* START *

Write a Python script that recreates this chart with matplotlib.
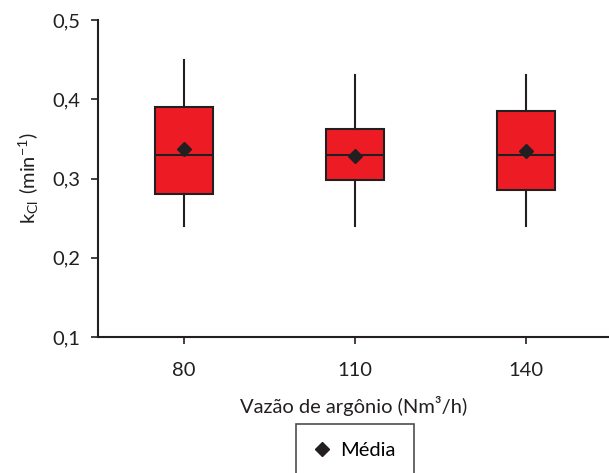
import matplotlib.pyplot as plt
from matplotlib.ticker import FuncFormatter

# box statistics per argon flow rate
vazao = ['80', '110', '140']
whis_lo = [0.24, 0.24, 0.24]
q1 = [0.28, 0.298, 0.285]
mediana = [0.33, 0.33, 0.33]
q3 = [0.39, 0.362, 0.385]
whis_hi = [0.45, 0.43, 0.43]
media = [0.337, 0.328, 0.335]

plt.rcParams['font.family'] = ['Lato', 'DejaVu Sans']

fig = plt.figure(figsize=(6.09, 4.73), dpi=100)
ax = fig.add_axes([0.161, 0.2875, 0.839, 0.6702])

stats = []
for i, lab in enumerate(vazao):
    stats.append(dict(label=lab, whislo=whis_lo[i], q1=q1[i], med=mediana[i],
                      q3=q3[i], whishi=whis_hi[i], mean=media[i], fliers=[]))

ax.bxp(stats, positions=range(len(vazao)), widths=0.335, patch_artist=True,
       showmeans=True, showcaps=False,
       boxprops=dict(facecolor='#ed1c24', edgecolor='#231f20', linewidth=1.5),
       medianprops=dict(color='#231f20', linewidth=1.5),
       whiskerprops=dict(color='#231f20', linewidth=1.5),
       meanprops=dict(marker='D', markerfacecolor='#231f20',
                      markeredgecolor='#231f20', markersize=7))

ax.set_xlim(-0.503, 2.485)
ax.set_ylim(0.1, 0.5)
ax.set_yticks([0.1, 0.2, 0.3, 0.4, 0.5])
ax.yaxis.set_major_formatter(FuncFormatter(lambda v, p: f'{v:.1f}'.replace('.', ',')))
ax.set_xticks(range(len(vazao)))
ax.set_xticklabels(vazao)

for s in ['top', 'right']:
    ax.spines[s].set_visible(False)
for s in ['left', 'bottom']:
    ax.spines[s].set_color('#231f20')
    ax.spines[s].set_linewidth(1.5)
ax.tick_params(axis='both', direction='out', length=5, width=1.2,
               color='#231f20', labelsize=14.5, labelcolor='#231f20', pad=8)
ax.tick_params(axis='x', pad=13)

ax.set_ylabel(r'$\mathregular{k_{Cl}\ (min^{-1})}$', fontsize=14.5, color='#231f20', labelpad=8)
ax.set_xlabel('Vazão de argônio (Nm³/h)', fontsize=14.5, color='#231f20', labelpad=12)

h, = ax.plot([], [], 'D', color='#231f20', markersize=7, label='Média')
leg = fig.legend(handles=[h], loc='upper center', bbox_to_anchor=(355 / 609, 1 - 424 / 473),
                 fontsize=14.5, frameon=True, fancybox=False, handlelength=0.8,
                 handletextpad=0.5, borderpad=0.9, borderaxespad=0)
leg.get_frame().set_edgecolor('#231f20')
leg.get_frame().set_linewidth(1.2)

fig.savefig('out.png', dpi=100)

* END *

What is being asked: Go from the first line of the data above to the line containing "plt.rcParams['font.family'] = ['Lato', 'DejaVu" and retype exactly those lines, both included, but none of the pictures.

Correct answer:
Write a Python script that recreates this chart with matplotlib.
import matplotlib.pyplot as plt
from matplotlib.ticker import FuncFormatter

# box statistics per argon flow rate
vazao = ['80', '110', '140']
whis_lo = [0.24, 0.24, 0.24]
q1 = [0.28, 0.298, 0.285]
mediana = [0.33, 0.33, 0.33]
q3 = [0.39, 0.362, 0.385]
whis_hi = [0.45, 0.43, 0.43]
media = [0.337, 0.328, 0.335]

plt.rcParams['font.family'] = ['Lato', 'DejaVu Sans']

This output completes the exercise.